-------- Raw data
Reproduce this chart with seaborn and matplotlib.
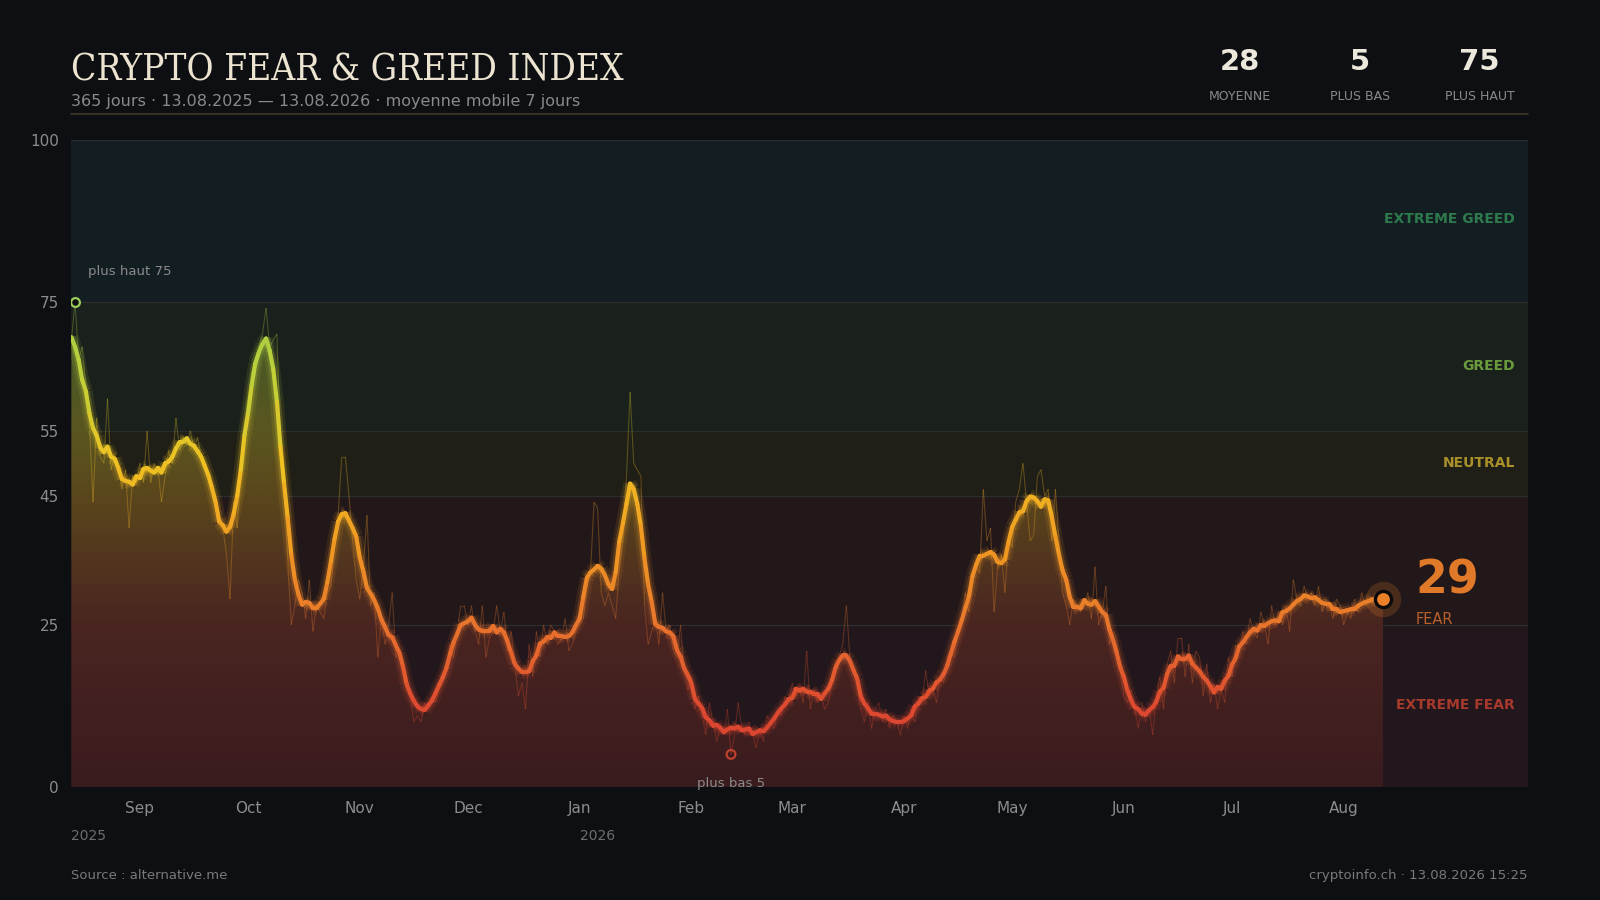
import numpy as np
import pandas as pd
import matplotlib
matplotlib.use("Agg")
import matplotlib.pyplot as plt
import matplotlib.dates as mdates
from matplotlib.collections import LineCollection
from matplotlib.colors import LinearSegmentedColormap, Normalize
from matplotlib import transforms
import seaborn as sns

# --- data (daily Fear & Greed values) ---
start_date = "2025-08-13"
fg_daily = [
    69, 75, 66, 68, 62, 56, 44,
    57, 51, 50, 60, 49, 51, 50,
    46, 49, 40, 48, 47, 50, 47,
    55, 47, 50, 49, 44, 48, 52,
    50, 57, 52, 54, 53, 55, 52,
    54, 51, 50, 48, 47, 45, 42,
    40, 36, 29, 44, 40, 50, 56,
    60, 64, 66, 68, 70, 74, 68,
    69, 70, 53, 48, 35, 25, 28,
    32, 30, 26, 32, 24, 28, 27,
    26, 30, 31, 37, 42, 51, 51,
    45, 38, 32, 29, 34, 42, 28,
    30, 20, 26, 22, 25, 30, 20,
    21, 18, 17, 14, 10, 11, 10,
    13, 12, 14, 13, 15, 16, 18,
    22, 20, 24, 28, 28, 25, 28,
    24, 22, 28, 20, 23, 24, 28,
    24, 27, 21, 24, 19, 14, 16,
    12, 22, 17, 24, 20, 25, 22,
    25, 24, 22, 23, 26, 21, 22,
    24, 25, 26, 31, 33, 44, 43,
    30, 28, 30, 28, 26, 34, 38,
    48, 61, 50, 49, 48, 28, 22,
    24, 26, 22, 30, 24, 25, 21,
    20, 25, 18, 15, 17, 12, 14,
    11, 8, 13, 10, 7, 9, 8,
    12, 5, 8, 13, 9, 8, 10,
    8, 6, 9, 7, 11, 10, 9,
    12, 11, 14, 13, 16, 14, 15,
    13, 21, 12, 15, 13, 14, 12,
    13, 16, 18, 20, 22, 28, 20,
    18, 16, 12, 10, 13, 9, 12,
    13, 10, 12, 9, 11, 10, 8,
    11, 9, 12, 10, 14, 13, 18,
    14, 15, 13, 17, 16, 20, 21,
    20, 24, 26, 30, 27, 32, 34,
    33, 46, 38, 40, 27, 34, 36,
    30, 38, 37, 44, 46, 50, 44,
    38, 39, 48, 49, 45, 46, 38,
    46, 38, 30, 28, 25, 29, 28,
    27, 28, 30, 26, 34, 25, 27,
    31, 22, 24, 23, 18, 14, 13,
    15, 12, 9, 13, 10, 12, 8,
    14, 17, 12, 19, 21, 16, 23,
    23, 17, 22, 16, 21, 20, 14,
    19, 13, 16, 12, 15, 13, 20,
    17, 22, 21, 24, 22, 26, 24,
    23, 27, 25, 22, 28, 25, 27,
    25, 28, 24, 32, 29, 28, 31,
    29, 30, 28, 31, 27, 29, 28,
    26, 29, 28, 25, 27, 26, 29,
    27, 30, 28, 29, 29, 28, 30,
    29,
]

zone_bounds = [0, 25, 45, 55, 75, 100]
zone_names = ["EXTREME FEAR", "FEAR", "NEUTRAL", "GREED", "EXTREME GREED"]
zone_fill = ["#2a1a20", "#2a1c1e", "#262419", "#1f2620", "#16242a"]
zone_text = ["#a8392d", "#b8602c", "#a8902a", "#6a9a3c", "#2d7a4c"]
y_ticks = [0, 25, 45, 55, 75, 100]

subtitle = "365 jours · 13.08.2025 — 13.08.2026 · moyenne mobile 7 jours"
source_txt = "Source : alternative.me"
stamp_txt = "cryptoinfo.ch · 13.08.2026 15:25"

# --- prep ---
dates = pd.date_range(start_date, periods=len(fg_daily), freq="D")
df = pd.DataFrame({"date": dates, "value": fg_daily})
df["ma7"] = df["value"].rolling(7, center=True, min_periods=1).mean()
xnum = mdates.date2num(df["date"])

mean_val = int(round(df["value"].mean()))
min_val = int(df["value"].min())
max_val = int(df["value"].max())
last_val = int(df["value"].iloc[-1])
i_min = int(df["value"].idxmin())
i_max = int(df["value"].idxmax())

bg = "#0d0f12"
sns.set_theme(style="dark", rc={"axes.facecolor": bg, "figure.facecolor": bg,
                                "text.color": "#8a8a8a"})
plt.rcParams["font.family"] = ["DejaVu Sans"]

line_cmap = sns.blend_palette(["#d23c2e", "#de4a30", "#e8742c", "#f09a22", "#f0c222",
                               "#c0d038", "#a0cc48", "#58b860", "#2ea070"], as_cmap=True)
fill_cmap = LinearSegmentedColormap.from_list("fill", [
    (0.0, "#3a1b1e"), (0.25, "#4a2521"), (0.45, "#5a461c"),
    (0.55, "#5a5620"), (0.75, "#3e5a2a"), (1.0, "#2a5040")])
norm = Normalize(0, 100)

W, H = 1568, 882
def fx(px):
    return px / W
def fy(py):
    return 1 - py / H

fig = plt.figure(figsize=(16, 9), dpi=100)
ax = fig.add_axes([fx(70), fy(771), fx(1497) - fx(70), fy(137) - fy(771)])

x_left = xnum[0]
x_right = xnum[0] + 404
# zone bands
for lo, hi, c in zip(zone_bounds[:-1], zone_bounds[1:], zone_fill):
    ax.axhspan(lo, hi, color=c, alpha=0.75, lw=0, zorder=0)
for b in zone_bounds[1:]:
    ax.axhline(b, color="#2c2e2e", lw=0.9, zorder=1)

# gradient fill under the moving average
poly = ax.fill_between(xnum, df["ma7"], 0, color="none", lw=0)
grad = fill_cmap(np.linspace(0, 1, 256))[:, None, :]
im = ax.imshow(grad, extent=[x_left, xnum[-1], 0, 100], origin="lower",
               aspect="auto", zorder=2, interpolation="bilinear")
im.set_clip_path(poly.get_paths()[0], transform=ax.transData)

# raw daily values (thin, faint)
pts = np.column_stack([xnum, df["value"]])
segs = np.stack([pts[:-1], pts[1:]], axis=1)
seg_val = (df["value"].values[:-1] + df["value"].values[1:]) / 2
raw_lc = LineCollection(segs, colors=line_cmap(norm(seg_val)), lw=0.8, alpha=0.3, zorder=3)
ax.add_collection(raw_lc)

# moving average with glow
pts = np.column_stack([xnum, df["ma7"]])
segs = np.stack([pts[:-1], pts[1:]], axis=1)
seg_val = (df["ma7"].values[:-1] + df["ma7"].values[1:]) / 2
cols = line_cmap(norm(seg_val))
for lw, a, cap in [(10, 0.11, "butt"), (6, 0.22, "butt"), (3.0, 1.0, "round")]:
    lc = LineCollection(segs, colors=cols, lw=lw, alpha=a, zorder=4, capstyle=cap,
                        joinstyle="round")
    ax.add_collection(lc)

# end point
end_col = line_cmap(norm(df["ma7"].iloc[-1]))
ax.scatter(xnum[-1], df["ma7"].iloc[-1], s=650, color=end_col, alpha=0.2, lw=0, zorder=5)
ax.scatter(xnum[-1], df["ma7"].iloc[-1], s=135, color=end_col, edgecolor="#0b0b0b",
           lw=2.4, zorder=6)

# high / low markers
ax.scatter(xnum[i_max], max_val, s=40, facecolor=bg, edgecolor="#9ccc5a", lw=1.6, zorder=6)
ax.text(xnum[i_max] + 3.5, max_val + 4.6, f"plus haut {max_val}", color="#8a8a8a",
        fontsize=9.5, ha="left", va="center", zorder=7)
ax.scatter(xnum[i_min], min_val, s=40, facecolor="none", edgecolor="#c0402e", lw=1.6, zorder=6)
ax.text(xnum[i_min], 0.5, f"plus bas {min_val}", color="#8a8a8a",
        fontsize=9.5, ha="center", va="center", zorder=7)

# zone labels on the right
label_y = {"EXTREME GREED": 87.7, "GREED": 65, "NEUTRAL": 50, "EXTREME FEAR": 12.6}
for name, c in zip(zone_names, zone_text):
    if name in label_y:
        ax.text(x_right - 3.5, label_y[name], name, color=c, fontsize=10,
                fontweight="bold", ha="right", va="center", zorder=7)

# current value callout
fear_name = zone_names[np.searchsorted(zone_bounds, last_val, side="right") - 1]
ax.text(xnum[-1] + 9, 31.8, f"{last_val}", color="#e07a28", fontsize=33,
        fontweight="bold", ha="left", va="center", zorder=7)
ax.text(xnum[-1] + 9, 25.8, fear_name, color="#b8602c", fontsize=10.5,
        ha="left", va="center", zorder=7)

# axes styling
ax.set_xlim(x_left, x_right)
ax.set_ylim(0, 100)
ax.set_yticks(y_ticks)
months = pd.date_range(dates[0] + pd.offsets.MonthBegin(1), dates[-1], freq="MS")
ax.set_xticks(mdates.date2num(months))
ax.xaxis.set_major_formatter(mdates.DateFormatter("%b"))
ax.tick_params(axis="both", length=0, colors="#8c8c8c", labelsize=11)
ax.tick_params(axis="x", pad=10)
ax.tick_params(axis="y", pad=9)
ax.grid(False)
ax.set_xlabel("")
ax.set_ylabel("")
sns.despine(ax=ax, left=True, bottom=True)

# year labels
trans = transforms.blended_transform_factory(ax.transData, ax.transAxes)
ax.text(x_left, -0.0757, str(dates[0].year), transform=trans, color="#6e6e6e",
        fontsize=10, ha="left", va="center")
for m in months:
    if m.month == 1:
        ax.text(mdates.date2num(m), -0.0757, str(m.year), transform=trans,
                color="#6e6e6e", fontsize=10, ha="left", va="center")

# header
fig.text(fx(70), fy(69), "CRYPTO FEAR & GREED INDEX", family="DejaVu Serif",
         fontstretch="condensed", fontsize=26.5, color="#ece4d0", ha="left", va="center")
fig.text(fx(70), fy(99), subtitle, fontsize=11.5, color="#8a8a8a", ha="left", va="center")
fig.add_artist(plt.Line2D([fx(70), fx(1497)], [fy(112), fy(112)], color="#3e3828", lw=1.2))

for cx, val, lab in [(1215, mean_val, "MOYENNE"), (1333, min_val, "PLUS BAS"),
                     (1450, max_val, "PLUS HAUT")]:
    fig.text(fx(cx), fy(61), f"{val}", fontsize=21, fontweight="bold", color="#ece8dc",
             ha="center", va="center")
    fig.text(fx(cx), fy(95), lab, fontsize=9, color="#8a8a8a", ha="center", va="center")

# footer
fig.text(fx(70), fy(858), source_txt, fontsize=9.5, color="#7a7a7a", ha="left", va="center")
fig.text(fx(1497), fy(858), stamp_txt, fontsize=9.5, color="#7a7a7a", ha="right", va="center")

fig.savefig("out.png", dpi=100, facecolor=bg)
----------------
> [Task details]:
Without the pictures, please reproduce each line of the listing above exactly, from the first one through the line bearing "import seaborn as sns".

> [Expected answer]:
Reproduce this chart with seaborn and matplotlib.
import numpy as np
import pandas as pd
import matplotlib
matplotlib.use("Agg")
import matplotlib.pyplot as plt
import matplotlib.dates as mdates
from matplotlib.collections import LineCollection
from matplotlib.colors import LinearSegmentedColormap, Normalize
from matplotlib import transforms
import seaborn as sns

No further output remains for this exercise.